Rodrigo Luiz, missionnaire de la communauté Canción Nueva et en fonction dans le département de communication de la chaîne de télévision gérée par sa communauté, a d’ailleurs fait ressortir lors d’une interview qu’il avait accordée au journal catholique d’Amérique du Nord, Our Sunday Visitor, que les derniers chiffres et les statistiques les plus récentes sur l’Église n’avaient pas pris en compte la vitalité des catholiques brésiliens, et surtout celle de la jeune génération.
La communauté Canción Nueva, par exemple, compte plus de 1 200 missionnaires dont la plupart sont âgés de moins de 30 ans. Elle organise des excursions et des journées de retraite spirituelle auxquelles participent chaque année des centaines de milliers d’adolescents dans tout le Brésil. La communauté Shalom, pour sa part, totalise plus de 4 000 missionnaires au Brésil – dont certains ont fait vœu de célibat −, qui vivent dans de petites communautés consacrées à la ré-évangélisation. Au cours du seul Festival Halleluya qui s’était déroulé en 2012 à Fortaleza (État fédéral de Ceará), la communauté Shalom a réuni plus d’un million de personnes, majoritairement de moins de 25 ans.
Endiguer l’hémorragie
Certes, il est aussi vrai, que « beaucoup de jeunes gens sont déçus de l’Église », avance pour sa part le père Márcio Queiroz, directeur du département de communication du Comité local d’organisation des JMJ de Rio en 2013 dans un entretien avec l’hebdomadaire catholique Sunday Visitor. Mais, « le nombre de jeunes qui commencent maintenant à vivre la foi catholique s’accroît vraiment ».
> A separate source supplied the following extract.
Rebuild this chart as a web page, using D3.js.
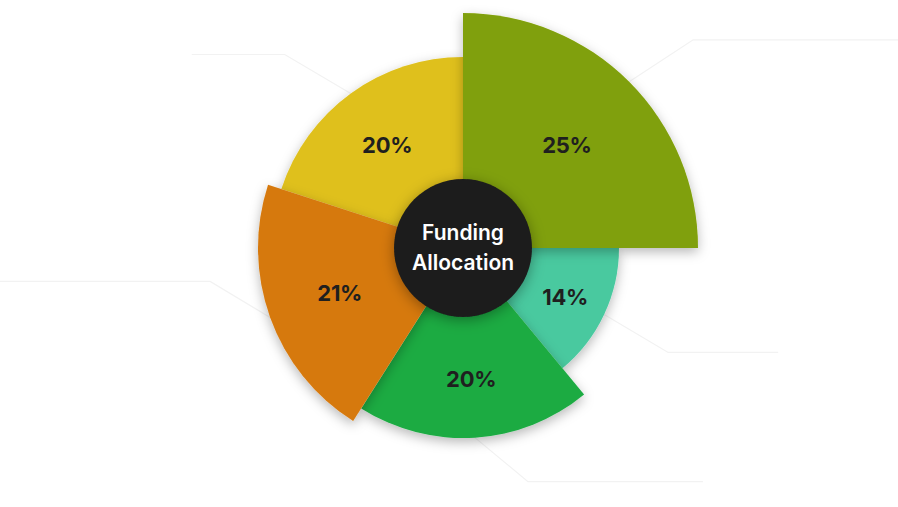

« Notre plus grand espoir, poursuit le père Queiroz, est que la visite du pape incite beaucoup de ‘catholiques statistiques’ à redevenir des catholiques de cœur à travers leur engagement dans les nouveaux mouvements, communautés et paroisses. »
Face aux résultats avancés par l’IBGE et la FGV, l’Église catholique au Brésil a choisi de réagir. Ainsi, lors de la dernière Conférence nationale des évêques du Brésil (CNBB) à Brasilia, le Conseil épiscopal pastoral a souhaité réfléchir aux moyens d’endiguer l’hémorragie des fidèles. « Il faut prendre au sérieux ces résultats », a assuré le cardinal Claudio Hummes, archevêque émérite de Sao Paulo. Car « depuis que des statistiques ont commencé à être publiées sur les catholiques au Brésil, la chute du nombre de fidèles n´a jamais cessé. Il faut donc partir de la foi du peuple et ne pas mettre en doute la foi que les personnes manifestent, même si elle ne répond pas à une base théologique élaborée ».